## Section: New Results

### Perfectly Matched Layers for the Shallow Water equations

Participants : Hélène Barucq, Julien Diaz, Roland Martin, Carlos Couder, Mounir Tlemcani [ Assistant Professor, University of Oran, Algeria ] .

In the past few years ago, substantial progress has been made in the development of the PML technique for the Euler equations, starting with the studies for cases with constant mean flows, followed by extensions to cases with non-uniform mean flows. Most recently, applications of PML to linearized Navier-Stokes equations and non-linear Navier-Stokes equations have been discussed in [69] , [68] , [79] . Although the PML technique itself is relatively simple when it is viewed as a complex change of variables in the frequency domain, it is important to note that, for the PML technique to yield stable absorbing boundary conditions, the phase and group velocities of the physical waves supported by the governing equations must be consistent and in the same direction.

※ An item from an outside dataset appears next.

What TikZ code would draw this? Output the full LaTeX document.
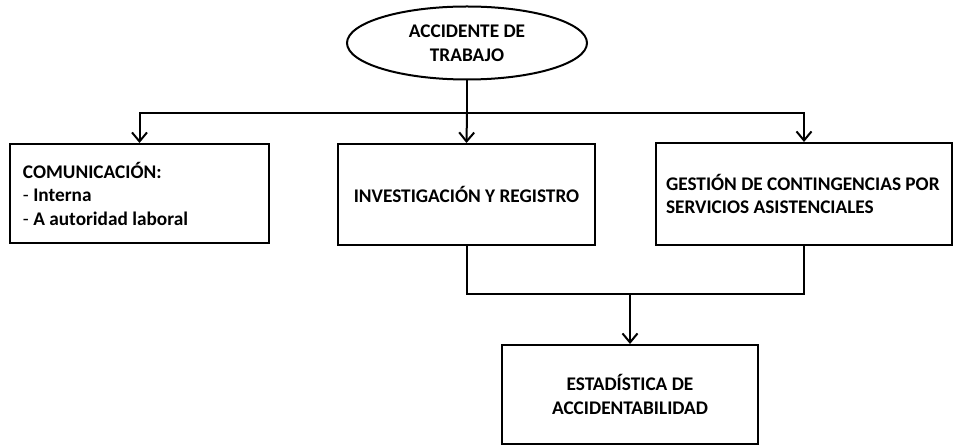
\documentclass[tikz,border=0pt]{standalone}
\usepackage{fontspec}
\setmainfont{Carlito}
\usepackage{tikz}
\usetikzlibrary{shapes.geometric,arrows.meta}

\begin{document}
\begin{tikzpicture}[x=1pt, y=-1pt, font=\fontsize{19.3}{23.5}\selectfont\bfseries]
    % Define styles
    \tikzstyle{event} = [ellipse, draw, line width=2pt, minimum width=240pt, minimum height=73pt, inner sep=0pt, align=center]
    \tikzstyle{task} = [rectangle, draw, line width=2pt, inner sep=0pt, align=center]
    \tikzstyle{flow} = [line width=2pt]
    \tikzstyle{arrow} = [line width=2pt, -{Straight Barb[length=9pt, width=15pt, line width=2pt]}]

    \useasboundingbox (0,0) rectangle (954,446);

    % Start event
    \node [event] (accidente) at (467,43) {ACCIDENTE DE\\TRABAJO};

    % Three branches
    \node [task, minimum width=259pt, minimum height=99pt, text width=233pt, align=flush left] (comunicacion) at (139.5,193.5)
        {COMUNICACIÓN:\\{\mdseries -} Interna\\{\mdseries -} A autoridad laboral};
    \node [task, minimum width=257pt, minimum height=101pt] (investigacion) at (466.5,194.5) {INVESTIGACIÓN Y REGISTRO};
    \node [task, minimum width=296pt, minimum height=102pt, text width=276pt, align=flush left] (gestion) at (804,194)
        {GESTIÓN DE CONTINGENCIAS POR\\SERVICIOS ASISTENCIALES};

    % Result
    \node [task, minimum width=256pt, minimum height=99pt] (estadistica) at (630,394.5) {ESTADÍSTICA DE\\ACCIDENTABILIDAD};

    % Split and merge points
    \coordinate (split) at (467,113);
    \coordinate (merge) at (630,294);

    % Split arrows
    \draw [flow] (accidente.south) -- (split);
    \draw [arrow] (split) -| (comunicacion.north);
    \draw [arrow] (split) -- (investigacion.north);
    \draw [arrow] (split) -| (gestion.north);

    % Merge arrows
    \draw [flow] (investigacion.south) |- (merge) -| (gestion.south);
    \draw [arrow] (merge) -- (estadistica.north);
\end{tikzpicture}
\end{document}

For applications of full non-linear Navier-Stokes equations, we use an optimized perfectly matched layer (PML) technique that has proven to be efficient in elastodynamics to absorb surface waves as well as body waves with non grazing incidence [71] . It is possible to use this unsplit convolutional PML (CPML) for staggered and finite difference integration schemes to improve the computational efficiency reducing the number of computational arrays and therefore the memory storage for the flux domain. We applied this first to non-linear Shallow water equations in presence or not of Coriolis forces and friction forces, and also to subsonic and supersonic directed flows for industrial contexts of interest.

Possible applications of the Shallow water equations with PML are for massive avalanches like turbidites, pollutant contaminants travelling in coastal regions (Gulf of Mexico) with many chemical species, avalanches and tsunamis, ocean-earth interactions etc.... We restricted successfully our results obtained for Navier-Stokes to directed chanellized shallow water flows.

During this year, we studied air critical ejector diffuser simulations. The ejectors are commonly used to extract gases in the petroleum industry where it is not possible to use an electric bomb due the explosion risk because the gases are flammable. In this work we develop a numerical code to investigate the unsteady supersonic flow in the ejector diffuser to have an efficient tool that allows modeling different diffusers designs. The model is developed using curvilinear coordinates transformation to adapt the ejector design to a regular computational plane where a finite differences scheme could be applied, and for control the outflow conditions we use a convolutional perfectly matched layer (CPML) technique. The CPML has demonstrated its convenience because the time evolutions of damping mechanisms do not need to be split and only the space derivatives of velocities need to be stored at each time step reducing the number of computational array used in the numerical code. In this context of a directed flow, the results obtained shows that the perfectly matched layer (CPML) technique can absorb efficiently the out-going supersonic flux at the outlet condition and absorbing zone is reflection less.

In the same time, we have worked on the stabilization of a PML for the linearized Shallow Water equations.Indeed, the PML technique induces some instabilities when applied to Euler equations [69] or to shallow water equations. Much works have been devoted to the stabilization of the PML for linearized Euler equations [68] , [79] and we have developed a stable PML for the linearized shallow water equations with a Coriolis term and a uniform mean flow. Our method follows an idea proposed by Nataf [79] for linearized Euler equations and is based on the splitting of the vorticity waves from the advective and entropy waves. Then since the propagation of vorticity and entropy waves is governed by a classical transport equation, these waves can be easily absorbed by a transparent and exact condition at the end of the layer and the PML condition is applied to the advective waves only. We have used a transformation proposed by Hu [68] before applying a classical PML technique to avoid an exponential growth of the waves and numerical experiments [20] show both the accuracy of the condition and its long-time stability. The main results have been presented at the peer-reviewed conference Waves 2009.